- Clogherbog Location within Northern Ireland
- Irish grid reference: H4151
- District: Fermanagh and Omagh;
- County: County Fermanagh;
- Country: Northern Ireland
- Sovereign state: United Kingdom
- Postcode district: BT
- Dialling code: 028, +44 28
- UK Parliament: Fermanagh and South Tyrone;
- NI Assembly: Fermanagh and South Tyrone;

= Clogherbog =

Townland in County Fermanagh, Northern Ireland

Clogherbog is a townland in County Fermanagh, Northern Ireland. It is part of the civil parish of Boho, and contains the sub-townlands of Carrickrory, Lough Nacloyduff, Loughanquin, Loughnamanfin and Tullylaur. It is situated within Fermanagh and Omagh district.

The area is notable for the discovered remnants of ancient civilisations, including an Iron Age wooden cauldron and the lettered cave at Lough Nacloyduff (the lake of the dark caverns), which contains primitive inscriptions.

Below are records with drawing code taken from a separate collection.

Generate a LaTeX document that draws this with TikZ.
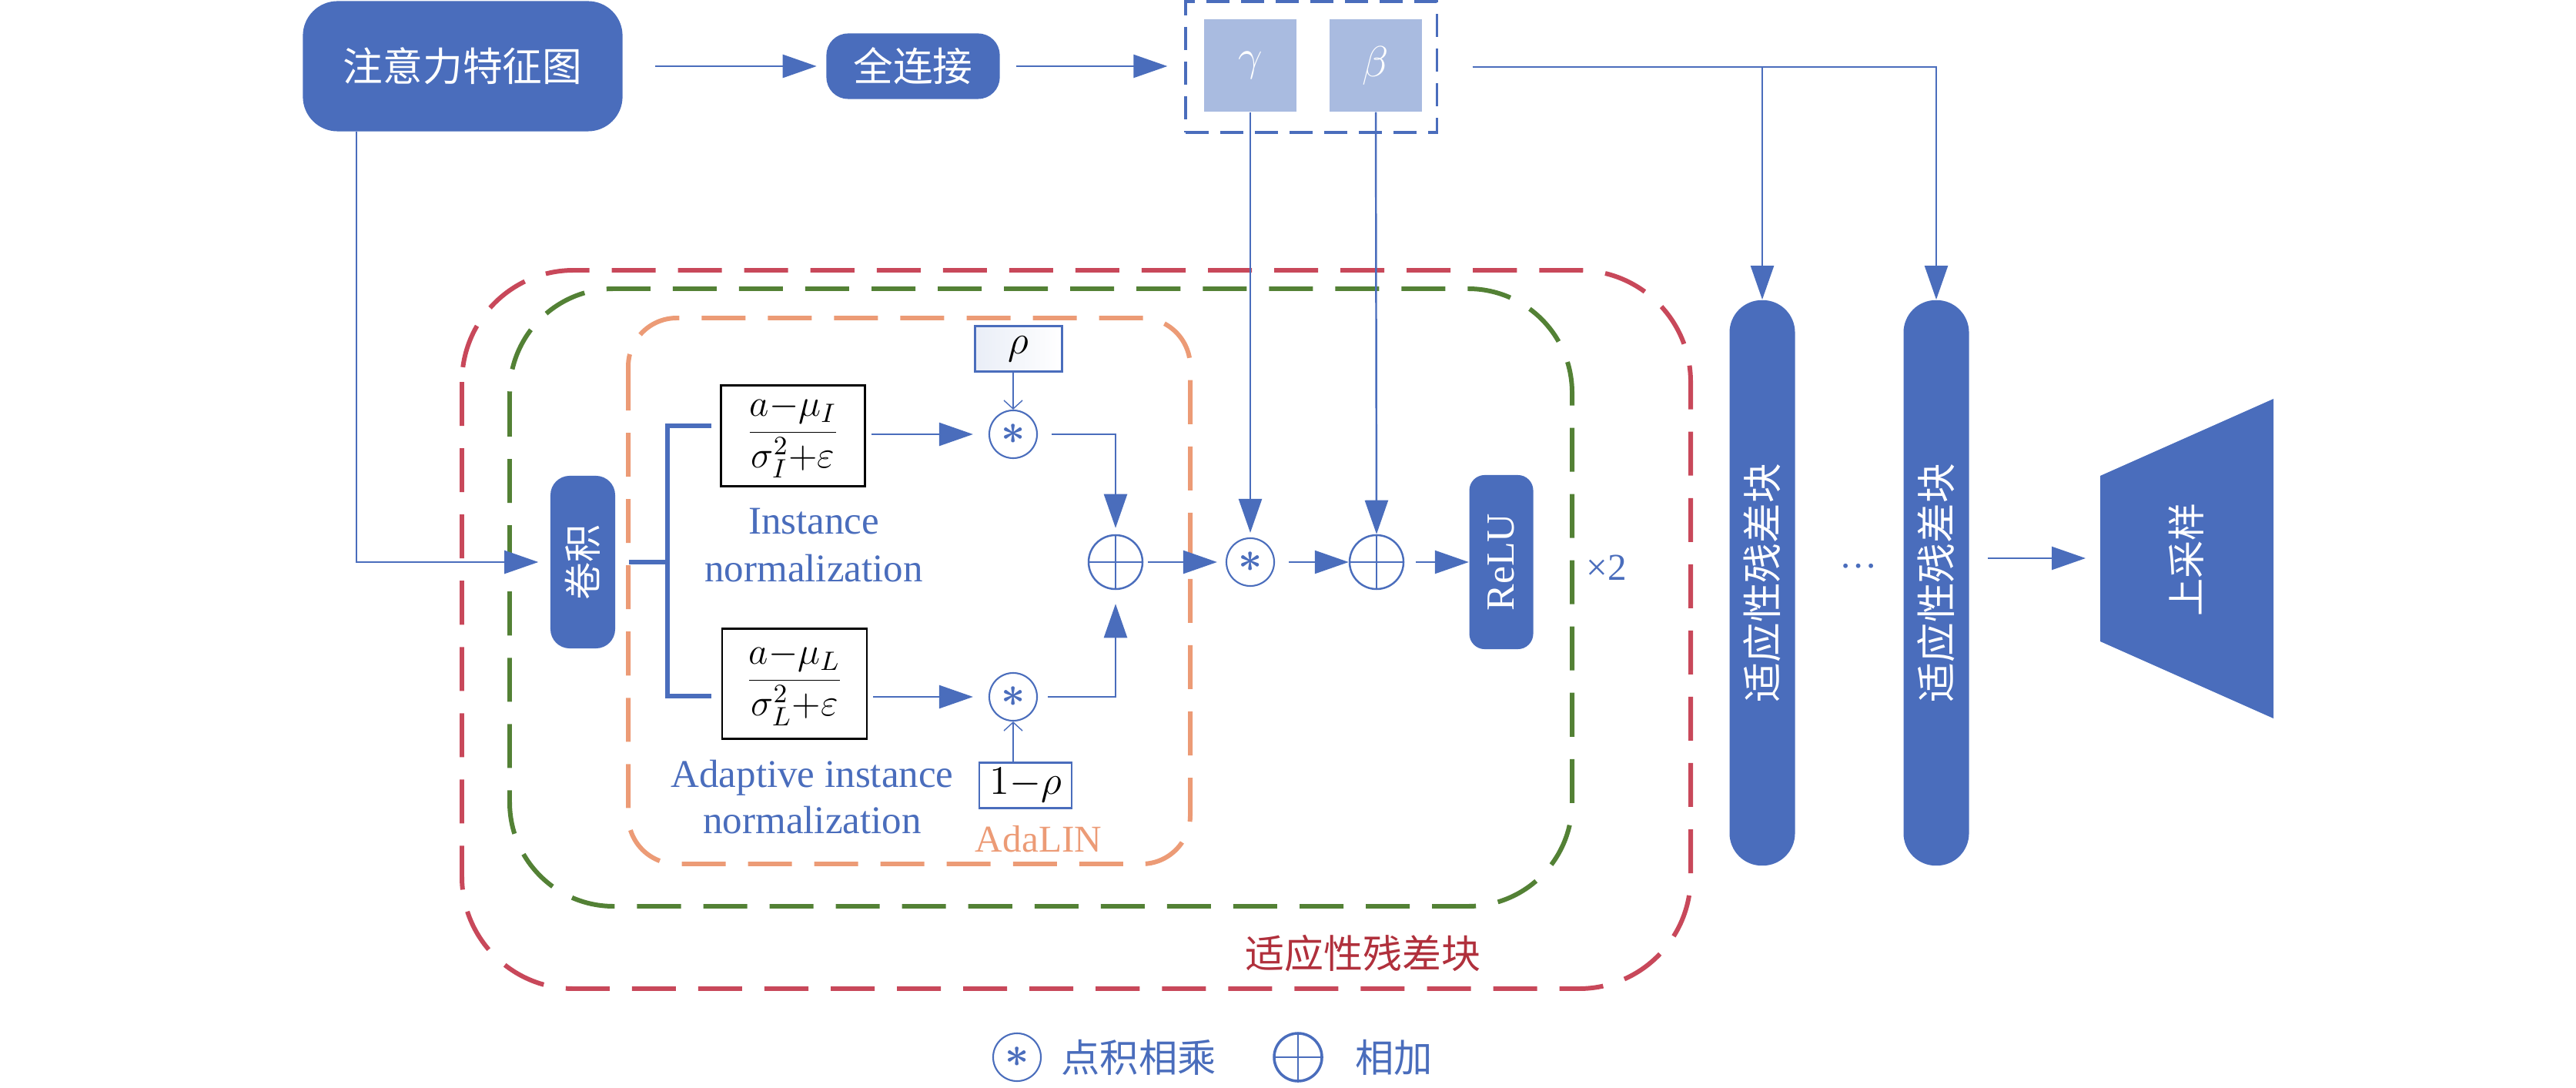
\documentclass[tikz,border=0pt]{standalone}
\usepackage{fix-cm}
\usepackage{fontspec}
\setmainfont{Liberation Serif}
\newfontfamily\cjk{Noto Sans CJK SC}
\usetikzlibrary{arrows.meta}
\definecolor{navy}{HTML}{4A6DBC}
\definecolor{pale}{HTML}{A9BBE0}
\definecolor{crimson}{HTML}{C8485A}
\definecolor{moss}{HTML}{538135}
\definecolor{peach}{HTML}{EC9B76}
\definecolor{wine}{HTML}{B0303C}

\begin{document}
\begin{tikzpicture}[x=0.01cm,y=-0.01cm,
  blk/.style={fill=navy,text=white,rounded corners=#1,inner sep=0pt,font=\cjk\fontsize{14.7}{17}\selectfont},
  blk/.default=0.25cm,
  arr/.style={navy,line width=0.7pt,-{Triangle[length=4.4mm,width=3mm]}},
  tip/.style={navy,line width=0.4pt,-{Straight Barb[length=1.1mm,width=2.4mm]}},
  brk/.style={navy,line width=1.5pt},
  mul/.style={circle,draw=navy,line width=0.6pt,minimum size=0.62cm,inner sep=0pt,text=navy,font=\fontsize{15.5}{15.5}\selectfont\boldmath},
  plus/.style={circle,draw=navy,line width=0.7pt,minimum size=0.70cm,inner sep=0pt,
    path picture={\draw[navy,line width=0.4pt] (path picture bounding box.north)--(path picture bounding box.south)
      (path picture bounding box.west)--(path picture bounding box.east);}},
  frm/.style={draw=black,line width=0.8pt,inner sep=0pt,font=\fontsize{14}{16}\selectfont},
  pbox/.style={draw=navy,line width=0.7pt,inner sep=0pt,minimum height=0.59cm,font=\fontsize{15}{15}\selectfont},
  lab/.style={text=navy,align=center,font=\fontsize{14.5}{17.5}\selectfont},
  zone/.style={line width=1.7pt,dash pattern=on 0.57cm off 0.29cm}]
  \useasboundingbox (0,0) rectangle (3346,1413);
  % containers
  \draw[zone,crimson,rounded corners=1.45cm] (600,351) rectangle (2196,1284);
  \draw[zone,moss,rounded corners=1.35cm] (662,375) rectangle (2042,1177);
  \draw[zone,peach,rounded corners=0.63cm] (816,413) rectangle (1546,1122);
  % top row
  \node[blk=0.45cm,minimum width=4.15cm,minimum height=1.69cm] (attn) at (601,86) {注意力特征图};
  \node[blk=0.28cm,minimum width=2.25cm,minimum height=0.85cm] (fc) at (1186,86) {全连接};
  \node[draw=navy,line width=0.9pt,dash pattern=on 0.3cm off 0.15cm,minimum width=3.26cm,minimum height=1.70cm] (param) at (1703,87) {};
  \node[fill=pale,text=white,minimum width=1.19cm,minimum height=1.20cm,font=\fontsize{16}{16}\selectfont] (gam) at (1624,85) {$\gamma$};
  \node[fill=pale,text=white,minimum width=1.19cm,minimum height=1.20cm,font=\fontsize{16}{16}\selectfont] (bet) at (1787,85) {$\beta$};
  \coordinate (split) at (1914,87);
  % AdaLIN
  \node[blk,rotate=90,minimum width=2.24cm,minimum height=0.84cm,font=\cjk\fontsize{14}{16}\selectfont] (conv) at (757,730) {卷积};
  \node[frm,minimum width=1.87cm,minimum height=1.31cm] (f1) at (1030,566) {$\displaystyle\frac{a{-}\mu_I}{\sigma_I^2{+}\varepsilon}$};
  \node[frm,minimum width=1.88cm,minimum height=1.43cm] (f2) at (1032,888) {$\displaystyle\frac{a{-}\mu_L}{\sigma_L^2{+}\varepsilon}$};
  \node[lab] (inst) at (1057,708) {Instance\\normalization};
  \node[lab,font=\fontsize{14.5}{17}\selectfont] (adapt) at (1055,1035) {Adaptive instance\\normalization};
  \node[mul] (m1) at (1316,564) {$\ast$};
  \node[mul] (m2) at (1316,905) {$\ast$};
  \node[pbox,minimum width=1.13cm,left color=navy!12,right color=white] (rho) at (1323,453) {$\rho$};
  \node[pbox,minimum width=1.20cm] (omr) at (1332,1020) {$1{-}\rho$};
  \node[text=peach,font=\fontsize{14}{16}\selectfont] (ada) at (1349,1090) {AdaLIN};
  \node[plus] (p1) at (1449,730) {};
  \node[mul] (m3) at (1624,730) {$\ast$};
  \node[plus] (p2) at (1788,730) {};
  \node[blk=0.2cm,rotate=90,minimum width=2.26cm,minimum height=0.83cm,font=\fontsize{14.7}{17}\selectfont] (relu) at (1950,730) {ReLU};
  \node[text=navy,font=\fontsize{14}{16}\selectfont] (rep) at (2087,737) {×2};
  \node[text=wine,font=\cjk\fontsize{14.5}{17}\selectfont] (title) at (1770,1238) {适应性残差块};
  \coordinate (brkc) at (867,730);
  \coordinate (bt) at (924,553);
  \coordinate (bb) at (924,904);
  % residual blocks and upsampling
  \node[blk=0.42cm,rotate=90,minimum width=7.34cm,minimum height=0.85cm] (res1) at (2289,757) {适应性残差块};
  \node[blk=0.42cm,rotate=90,minimum width=7.34cm,minimum height=0.85cm] (res2) at (2515,757) {适应性残差块};
  \node[text=navy,anchor=base,font=\fontsize{14}{16}\selectfont] (dots) at (2414,737) {…};
  \fill[navy] (2728,618) -- (2953,518) -- (2953,933) -- (2728,833) -- cycle;
  \node[rotate=90,text=white,font=\cjk\fontsize{14}{16}\selectfont] (up) at (2840,727) {上采样};
  \coordinate (upin) at (2728,725);
  % connectors
  \draw[arr,shorten <=0.42cm,shorten >=0.12cm] (attn.east |- fc) -- (fc.west);
  \draw[arr,shorten <=0.21cm,shorten >=0.22cm] (fc.east) -- (fc.east -| param.west);
  \draw[navy,line width=0.7pt] (param.east |- split) ++(0.45cm,0) -- (split);
  \draw[arr] (split) -| (res2.east);
  \draw[arr] (split -| res1.east) -- (res1.east);
  \draw[arr,shorten >=0.15cm] ([xshift=-1.38cm]attn.south) |- (conv.north);
  \draw[brk] ([xshift=0.17cm]conv.south) -- (brkc);
  \draw[brk] (bt) -| (brkc) |- (bb);
  \draw[arr,shorten <=0.07cm,shorten >=0.2cm] (f1.east |- m1) -- (m1);
  \draw[arr,shorten <=0.07cm,shorten >=0.2cm] (f2.east |- m2) -- (m2);
  \draw[tip] (rho.south -| m1.north) -- (m1.north);
  \draw[tip] (omr.north -| m2.south) -- (m2.south);
  \draw[arr,shorten <=0.18cm,shorten >=0.08cm] (m1.east) -| (p1.north);
  \draw[arr,shorten <=0.13cm,shorten >=0.18cm] (m2.east) -| (p1.south);
  \draw[arr,shorten <=0.06cm,shorten >=0.11cm] (p1.east) -- (m3.west);
  \draw[arr,shorten <=0.18cm] (m3.east) -- (p2.west);
  \draw[arr,shorten <=0.15cm] (p2.east) -- (relu.north);
  \draw[arr,shorten >=0.06cm] (gam.south) -- (m3.north);
  \draw[arr] (bet.south) -- (p2.north);
  \draw[arr,shorten <=0.24cm,shorten >=0.19cm] (res2.south |- upin) -- (upin);
  % legend
  \node[mul] (lgm) at (1321,1373) {$\ast$};
  \node[lab,anchor=west,font=\cjk\fontsize{14.3}{16}\selectfont] (lgmt) at (1366,1373) {点积相乘};
  \node[plus,minimum size=0.62cm,line width=1pt] (lgp) at (1686,1373) {};
  \node[lab,anchor=west,font=\cjk\fontsize{14.3}{16}\selectfont] (lgpt) at (1748,1373) {相加};
\end{tikzpicture}
\end{document}
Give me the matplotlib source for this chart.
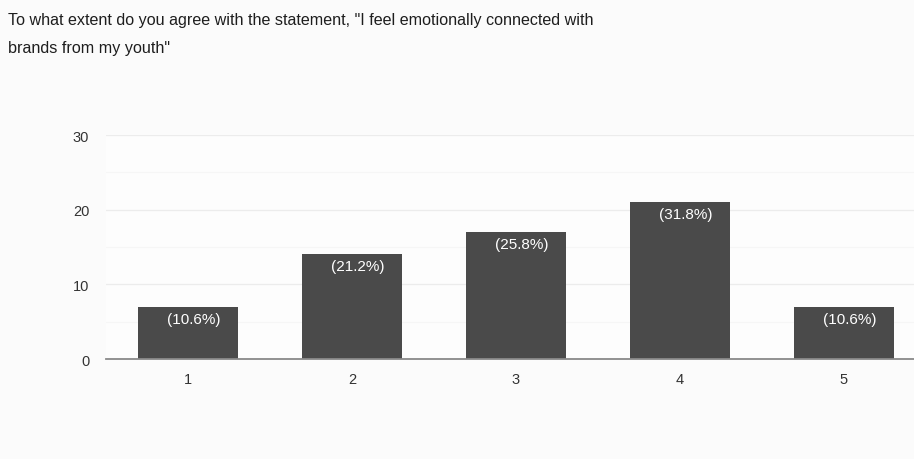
import matplotlib
matplotlib.use("Agg")
import matplotlib.pyplot as plt

categories = ["1", "2", "3", "4", "5"]
counts = [7, 14, 17, 21, 7]
pct_labels = ["(10.6%)", "(21.2%)", "(25.8%)", "(31.8%)", "(10.6%)"]
yticks = [0, 10, 20, 30]
title_lines = ['To what extent do you agree with the statement, "I feel emotionally connected with',
               'brands from my youth"']

plt.rcParams['font.family'] = ['Liberation Sans', 'DejaVu Sans']

fig = plt.figure(figsize=(9.14, 4.6), dpi=100)
fig.patch.set_facecolor('#fbfbfb')
W, H = 914, 460
left, right = 106, 926
bottom, top = 360, 136
ax = fig.add_axes([left / W, 1 - bottom / H, (right - left) / W, (bottom - top) / H])
ax.set_facecolor('#fdfdfd')

x = list(range(1, len(categories) + 1))
bars = ax.bar(x, counts, width=0.61, color='#4a4a4a', zorder=3)
ax.set_xlim(0.5, 5.5)
ax.set_ylim(0, 30)
ax.set_yticks(yticks)
ax.set_yticks([5, 15, 25], minor=True)
ax.set_xticks(x)
ax.set_xticklabels(categories)
ax.grid(axis='y', which='major', color='#ececec', linewidth=0.9, zorder=0)
ax.grid(axis='y', which='minor', color='#f6f6f6', linewidth=0.8, zorder=0)
for s in ['top', 'right', 'left']:
    ax.spines[s].set_visible(False)
ax.spines['bottom'].set_color('#8a8a8a')
ax.spines['bottom'].set_linewidth(1.3)
ax.spines['bottom'].set_zorder(4)
ax.tick_params(axis='both', which='both', length=0, labelsize=10.5, colors='#333333')
ax.tick_params(axis='y', pad=12)
ax.tick_params(axis='x', pad=9)

for xi, c, lab in zip(x, counts, pct_labels):
    ax.annotate(lab, (xi, c), xytext=(6, -12), textcoords='offset pixels',
                ha='center', va='center', color='white', fontsize=11, zorder=5)

for i, line in enumerate(title_lines):
    fig.text(8 / W, 1 - (25 + 28 * i) / H, line, ha='left', va='baseline',
             fontsize=11.6, color='#1e1e1e')

fig.savefig('out.png', dpi=100, facecolor=fig.get_facecolor())
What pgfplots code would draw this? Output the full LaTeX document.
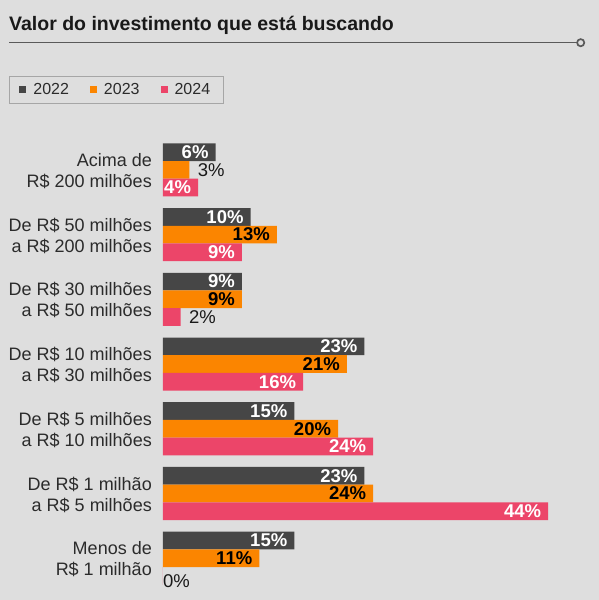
\documentclass[border=0pt]{standalone}
\usepackage{fontspec}
\setmainfont{Liberation Sans}
\usepackage{pgfplots}
\pgfplotsset{compat=1.18}

\definecolor{bg}{HTML}{DEDEDE}
\definecolor{c22}{HTML}{464646}
\definecolor{c23}{HTML}{FB8500}
\definecolor{c24}{HTML}{EC4569}
\definecolor{txt}{HTML}{2B2B2B}
\definecolor{rulec}{HTML}{5A5A5A}

\pgfplotsset{
  vallabel/.style={
    forget plot, draw=none, fill=none,
    point meta=x,
    nodes near coords={\pgfmathprintnumber[assume math mode=true]{\pgfplotspointmeta}\%},
  },
  inlabel/.style={vallabel,
    every node near coord/.append style={anchor=east, text=#1, xshift=-3.5pt,
      font=\bfseries\fontsize{18.5}{20}\selectfont}},
  outlabel/.style={vallabel,
    every node near coord/.append style={anchor=west, text=black!90, xshift=5pt,
      font=\fontsize{18.5}{20}\selectfont}},
}

\begin{document}
\begin{tikzpicture}[x=1pt,y=1pt]
\fill[bg] (0,0) rectangle (599,-600);
\node[anchor=base west, inner sep=0pt, text=black!90,
      font=\bfseries\fontsize{19.5}{22}\selectfont] at (9,-30)
      {Valor do investimento que está buscando};
\draw[rulec, line width=1.3pt] (9,-42.7) -- (577,-42.7);
\draw[rulec, line width=1.7pt, fill=bg] (580.7,-42.7) circle (3.6);

\begin{axis}[
  at={(163pt,-590.6pt)}, anchor=south west,
  scale only axis, width=400pt, height=453.1pt,
  xmin=0, xmax=45.7, ymin=-0.5, ymax=6.5,
  xbar, bar width=17.7pt,
  axis line style={draw=none},
  xtick=\empty, ytick={0,...,6}, major tick length=0pt,
  yticklabels={{Menos de\\R\$ 1 milhão},
               {De R\$ 1 milhão\\a R\$ 5 milhões},
               {De R\$ 5 milhões\\a R\$ 10 milhões},
               {De R\$ 10 milhões\\a R\$ 30 milhões},
               {De R\$ 30 milhões\\a R\$ 50 milhões},
               {De R\$ 50 milhões\\a R\$ 200 milhões},
               {Acima de\\R\$ 200 milhões}},
  yticklabel style={align=right, anchor=east, inner sep=0pt, xshift=-11pt,
                    yshift=-1pt, text=txt, font=\fontsize{18}{21}\selectfont},
  clip=false,
  legend image code/.code={\fill[#1] (0pt,-3.5pt) rectangle (7pt,3.5pt);},
  legend columns=3,
  legend style={at={(-0.385,1.1357)}, anchor=north west,
    draw=black!35, line width=0.8pt, fill=none,
    inner xsep=10pt, inner ysep=7pt,
    font=\fontsize{16}{18}\selectfont, text=txt,
    nodes={inner sep=0pt},
    /tikz/every odd column/.append style={column sep=7pt},
    /tikz/every even column/.append style={column sep=21pt}},
]
% bars, one series per year
\addplot[fill=c22, draw=none, bar shift=17.7pt]
  coordinates {(15,0) (23,1) (15,2) (23,3) (9,4) (10,5) (6,6)};
\addlegendentry{2022}
\addplot[fill=c23, draw=none, bar shift=0pt]
  coordinates {(11,0) (24,1) (20,2) (21,3) (9,4) (13,5) (3,6)};
\addlegendentry{2023}
\addplot[fill=c24, draw=none, bar shift=-17.7pt]
  coordinates {(0,0) (44,1) (24,2) (16,3) (2,4) (9,5) (4,6)};
\addlegendentry{2024\hspace*{3pt}}

% value labels
\addplot[inlabel=white, bar shift=17.7pt]
  coordinates {(15,0) (23,1) (15,2) (23,3) (9,4) (10,5) (6,6)};
\addplot[inlabel=black, bar shift=0pt]
  coordinates {(11,0) (24,1) (20,2) (21,3) (9,4) (13,5)};
\addplot[outlabel, bar shift=0pt]
  coordinates {(3,6)};
\addplot[inlabel=white, bar shift=-17.7pt]
  coordinates {(44,1) (24,2) (16,3) (9,5) (4,6)};
\addplot[outlabel, bar shift=-17.7pt]
  coordinates {(2,4)};
\addplot[outlabel, bar shift=-17.7pt,
  every node near coord/.append style={xshift=-8.5pt, yshift=-5pt}]
  coordinates {(0,0)};
\end{axis}
\end{tikzpicture}
\end{document}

The origins of this cave have been speculated on since a visit in 1850 by archaeologist William Wakeman, who subsequently presented his findings to the Royal Irish Academy.

Other features include a Mass rock which is inscribed with the date of 1777 and the Lake of the Fair Woman (Loch na mban fionn) which is the subject of an old tale.